Let's start there. AI is transforming large markets, and every day we work closely with our partners to help bring new AIs to life. We collaborate on the systems, the physical and software infrastructure, the AI frameworks and AI applications – a platform that is continuously growing. Data centers themselves are transforming into AI factories as companies manufacture intelligence to process every engagement, every product, every recommendation to deliver great customer experiences.

This transformation requires us to reimagine the data center at every level, from hardware to software, from chips to infrastructure to systems themselves. This data center transformation will drive massive business opportunities for our partners in Taiwan. Delivering AI factories for training and inference combined with the continuously growing need for traditional high performance computing, comprise a $150Bn market for our ecosystem partners.

In addition, AI is enabling the new market of digital twins, where we can reproduce, virtually, the complex products the world wants to build, and extend all the way to a digital twin of the world itself to study climate change. Digital Twins opens up a new $150Bn market. A third workload is also emerging: cloud-based gaming. Streaming games from the cloud to all devices expands the datacenter market by another $100Bn. Combined, these workloads represent a half-trillion-dollar market opportunity that our partners can tap into by leveraging our open platform.

There are 4 key elements of this data center transformation that require us to reimagine these modern AI factories. First, we need 3 processors working in harmony to handle different aspects of these massive new workloads: CPUs, GPUs, and DPUs. CPUs manage the overall system, while GPUs are the workhorses that perform the computations, and DPUs handle network traffic securely and perform the in-network computing to optimize performance. Of course, as training scales up, faster interconnects are necessary to allow the compute to scale. These massive workloads consume exaFLOPs of compute, so infrastructure that excels at energy efficiency ensures sustainability in AI factories.

NVIDIA GPUs are so efficient at compute that if all the world's current AI, HPC and data analytics workloads were running on GPU servers, we estimate we'd save over 12 trillion watt hours of electricity per year! That’s the equivalent of taking 2M cars off the road annually! Getting AI running in production requires both tools to manage development workflows and tools to run the models for inference. But it also requires tools to manage and deploy AI models among fleets of servers distributed across central and edge data centers. This requires robust software to run AI factory operations 24/7. Powering these modern AI factories requires end-to-end innovation at every level.

These include Hopper GPUs, Grace CPUs, and BlueField DPUs as building blocks networked together by Quantum and Spectrum switches. All of these combine to deliver the infrastructure of the data center of the future that handles these massive workloads. Finally, getting all of this to run seamlessly requires NVIDIA AI Enterprise software, which delivers robust 24/7 AI deployment. At every scale, NVIDIA has worked on this entire canvas of innovation so that our partners can take advantage of our open platform to deliver state-of-the-art servers and racks for the modern AI data centers. Earlier this year, NVIDIA announced the H100 GPU, the most advanced chip ever built.

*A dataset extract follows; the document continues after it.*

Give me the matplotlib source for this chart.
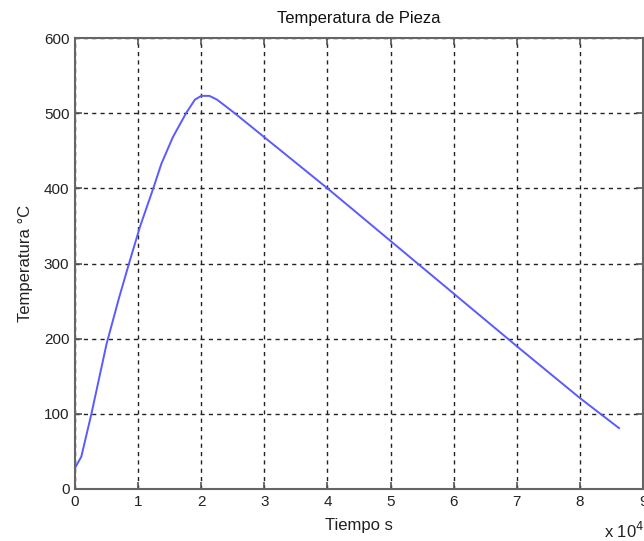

It's an order of magnitude leap in performance over A100. Built with a custom TSMC 4 nanometer process, it features 6 groundbreaking inventions. A faster, more powerful Tensor Core—6X faster than its predecessor, Ampere.

It's built to accelerate Transformer networks, the most important deep learning model today. The 2nd-generation multi-instance GPU partitions the GPU into smaller compute units that allow CSPs to divide each H100 into 7 separate instances. This greatly boosts the number of GPU clients available to data center users. Confidential computing allows customers to keep data secure while being processed, maintaining privacy and integrity from end to end on shared computing resources.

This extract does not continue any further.